Tuesday, June 15, 2010

A Visit to Steepletop, home of Edna St. Vincent Millay




When we read in the Albany Times Union that Edna St. Vincent Millay's home was now open to the public, we decided that we had to visit. Located in the Harvey Mountain State Forest, Millay's farmhouse home can be reached by taking a dirt road just south of the intersection of NY state routes 22 and 203 in eastern Columbia county.


Visitors approaching the shrine

Edna St. Vincent Millay, or Vincent as she liked to be called, was "a rock star of her day and very much a diva," according to Peter Bergman, director of the Millay Society. The society's many volunteers have worked hard to restore the house and grounds and provide very informative and candid tours of the house.

Vincent , after living  in Paris and Greenwich Village, bought this former blueberry farm  and an additional 400 acres in 1925 for $9000. The poet and her husband Eugen Boissevain enjoyed company and had frequent visitors from the literary world of the 1920s and 1930s.

  View of Vincent's pool, where skinny-dipping was mandatory


 Restored arbor, where Vincent's poolside bar was located

When not entertaining, Vincent insisted on a strict schedule for her writing. In warm weather, she repaired to her writer's hut and was not to be disturbed.

The writer's hut

 Interior of writer's hut

 Eugen was extremely, some would say pathologically, devoted to Vincent. He not only served her breakfast in bed- he also vacated the bedroom whenever Vincent needed to entertain lovers of either sex.

The study, where Vincent was not to be disturbed

 The tiny bedroom to which Eugen was banished when 
Vincent's lovers came to call


Vincent's poetry, which followed traditional rhyme and meter in contrast to Eliot, Pound, Auden and the other poets of her era, was popular and she made frequent tours promoting her books and giving readings. Eugen and the servants continued to wait on her until he died in 1949.  Vincent was lost without her devoted spouse and evidently her drinking and drug use, always a problem, increased.  In 1950, while climbing the narrow staircase with a glass of wine in hand, Vincent fell to her death.


 The fatal staircase: The rung on far right broke as Vincent grabbed 
for it before tumbling to her death

Following Vincent's death, her sister Nora Millay Ellis and her husband continued Eugen's tradition of devotion to Vincent, or in this case to her memory. They kept the house unchanged for the next quarter century. On Nora's death, Vincent's youngest sister Norma donated the property to the Millay Society, whose volunteers  set about the challenging task of restoring the house and grounds. The sisters also donated 250 acres to the adjacent Millay Colony for the Arts, a retreat for artists.

A quarter mile up the road from Steepletop can be found the Millay Poetry Trail, which leads a half mile through the forest to the graves of Vincent and Eugen.



 A few of her poems:

What lips my lips have kissed, and where, and why (Sonnet XLIII)  

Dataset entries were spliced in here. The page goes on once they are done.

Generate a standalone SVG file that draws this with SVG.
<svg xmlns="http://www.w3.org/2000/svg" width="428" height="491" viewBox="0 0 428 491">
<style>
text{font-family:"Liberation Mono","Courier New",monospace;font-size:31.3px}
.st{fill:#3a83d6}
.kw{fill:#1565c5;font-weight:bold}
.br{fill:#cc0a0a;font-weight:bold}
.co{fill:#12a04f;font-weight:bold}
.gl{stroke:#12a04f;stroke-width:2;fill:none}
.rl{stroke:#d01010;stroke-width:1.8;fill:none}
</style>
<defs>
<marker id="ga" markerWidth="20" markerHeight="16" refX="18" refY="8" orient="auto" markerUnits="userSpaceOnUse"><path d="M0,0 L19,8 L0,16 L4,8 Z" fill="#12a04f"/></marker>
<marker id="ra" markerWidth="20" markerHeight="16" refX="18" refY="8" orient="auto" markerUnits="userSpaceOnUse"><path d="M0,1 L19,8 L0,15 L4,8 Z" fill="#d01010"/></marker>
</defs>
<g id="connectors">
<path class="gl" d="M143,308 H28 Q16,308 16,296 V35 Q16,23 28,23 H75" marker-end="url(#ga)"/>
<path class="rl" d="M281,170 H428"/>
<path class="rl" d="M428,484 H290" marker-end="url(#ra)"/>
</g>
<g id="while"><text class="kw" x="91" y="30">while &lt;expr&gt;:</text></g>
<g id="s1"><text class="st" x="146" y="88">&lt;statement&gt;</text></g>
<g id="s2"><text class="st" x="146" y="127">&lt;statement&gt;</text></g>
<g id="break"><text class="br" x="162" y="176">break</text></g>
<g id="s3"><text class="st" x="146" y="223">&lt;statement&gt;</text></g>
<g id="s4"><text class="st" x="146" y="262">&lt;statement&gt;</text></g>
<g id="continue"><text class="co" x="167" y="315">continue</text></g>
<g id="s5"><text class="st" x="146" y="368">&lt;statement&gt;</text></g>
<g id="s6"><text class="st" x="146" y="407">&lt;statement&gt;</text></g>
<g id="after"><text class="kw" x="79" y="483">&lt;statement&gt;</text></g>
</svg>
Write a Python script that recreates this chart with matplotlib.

What lips my lips have kissed, and where, and why, 
I have forgotten, and what arms have lain 
Under my head till morning; but the rain 
Is full of ghosts tonight, that tap and sigh 
Upon the glass and listen for reply, 
And in my heart there stirs a quiet pain 
For unremembered lads that not again 
Will turn to me at midnight with a cry. 
Thus in winter stands the lonely tree, 
Nor knows what birds have vanished one by one, 
Yet knows its boughs more silent than before: 
I cannot say what loves have come and gone, 
I only know that summer sang in me 
A little while, that in me sings no more.




Witch-Wife

She is neither pink nor pale,
        And she never will be all mine;
She learned her hands in a fairy-tale,
        And her mouth on a valentine.

She has more hair than she needs;
        In the sun `tis a woe to me!
And her voice is a string of coloured beads,
        Or steps leading into the sea.

She loves me all that she can, 
        And her ways to my ways resign; 
But she was not made for any man, 
        And she never will be all mine.


I shall forget you presently, my dear

    I SHALL forget you presently, my dear,
    So make the most of this, your little day,
    Your little month, your little half a year,
    Ere I forget, or die, or move away,
    And we are done forever; by and by
    I shall forget you, as I said, but now,
    If you entreat me with your loveliest lie
    I will protest you with my favourite vow.
    I would indeed that love were longer-lived,
    And oaths were not so brittle as they are,
    But so it is, and nature has contrived
    To struggle on without a break thus far, --
    Whether or not we find what we are seeking
    Is idle, biologically speaking.
Public tours

of Steepletop will be available Fri - Mon at 11:30, 12:30, 2:30 and 3:30. Each tour is limited to six people so call ahead: 518-392-3362. The Millay Poetry Trail is always open.

For more on Vincent's life, the best source is the 2001 biography, Savage Beauty by  Nancy Milford.